Apelację od wyroku wnosi się za pośrednictwem sądu, który dany wyrok wydał. Jeżeli wyrok wydawał sąd rejonowy, apelację będzie rozpatrywał sąd okręgowy, a jeżeli sąd okręgowy, sprawą zajmie się sąd apelacyjny. Jak zatem złożyć apelację? Frankowicz musi w ciągu 7 dni od wydania pierwszego wyroku złożyć wniosek o doręczenie wyroku z uzasadnieniem. Następnie, od chwili otrzymania doręczenia z uzasadnieniem ma dwa tygodnie na to, by złożyć apelację.

Aby apelacja frankowicza była skutecznie rozpatrzona, musi spełniać kryteria i wymogi formalne pisma procesowego. Co powinno w takim razie znaleźć się w piśmie?

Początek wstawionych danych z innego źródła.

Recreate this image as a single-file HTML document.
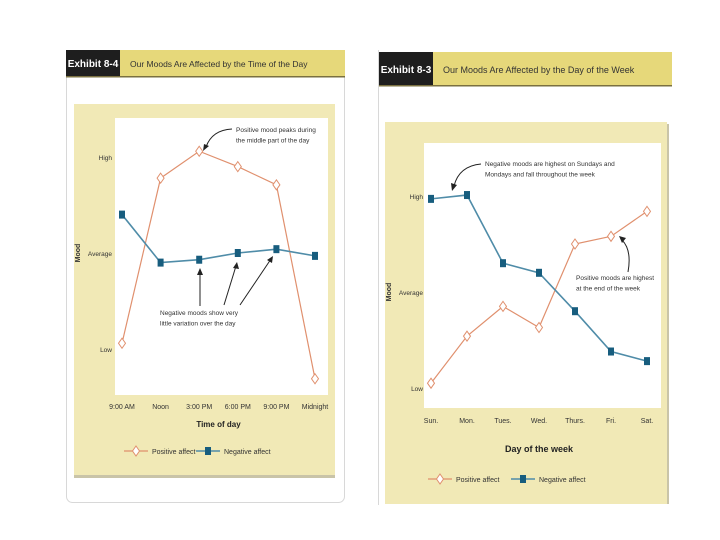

  • oznaczenie wyroku, od którego frankowicz się odwołuje
  • wskazanie, czy dany wyrok zaskarża się w całości, czy jedynie w jego części
  • zarzuty frankowicza wraz z ich uzasadnieniem
  • nowe dowody i fakty (o ile takowe się pojawiły). W ich zebraniu może pomóc prawnik

Kolejną rzeczą, której nie można pominąć, jest wniesienie opłaty za sprawę. Bez niej frankowicz nie będzie mógł wnieść apelacji. Wartość tej opłaty wynosi tyle samo, co w przypadku pierwszej rozpatrywanej sprawy. Jej koszt nie powinien przekroczyć 1000 złotych. Czy warto ponownie ponosić taki koszt? Warto, ponieważ masz naprawdę sporą szansę na wygraną. Tym razem jednak musisz się lepiej przygotować. Jak to zrobić?

Co dalej?

Tak jak już kilkukrotnie wspominaliśmy, obecnie około 95% spraw tego typu wygrywają frankowicze. Jednakże wynik ten tyczy się tych, którzy zdecydowali się na pomoc doświadczonej kancelarii. Jeżeli podczas pierwszej rozprawy nie zdecydowałeś się na pomoc prawnika, nie popełniaj ponownie tego samego błędu. Pamiętaj, że druga rozprawa jest Twoją ostatnią szansą. Z tego względu, zatrudnienie prawdziwego profesjonalisty będzie najlepszym wyjściem.

O pomoc eksperta powinieneś prosić jeszcze przed odwołaniem się od wyroku. Doświadczony pełnomocnik pomoże Ci przeanalizować wszelkie zapisy zamieszczone w umowie kredytowej. Prawdopodobnie w ten sposób znajdzie nowe dowody i fakty, które można zawrzeć w apelacji frankowicza. Prawnik przygotuje Cię również do drugiej wizyty w sądzie. Dzięki temu znacznie zwiększysz swoje szanse na wygraną.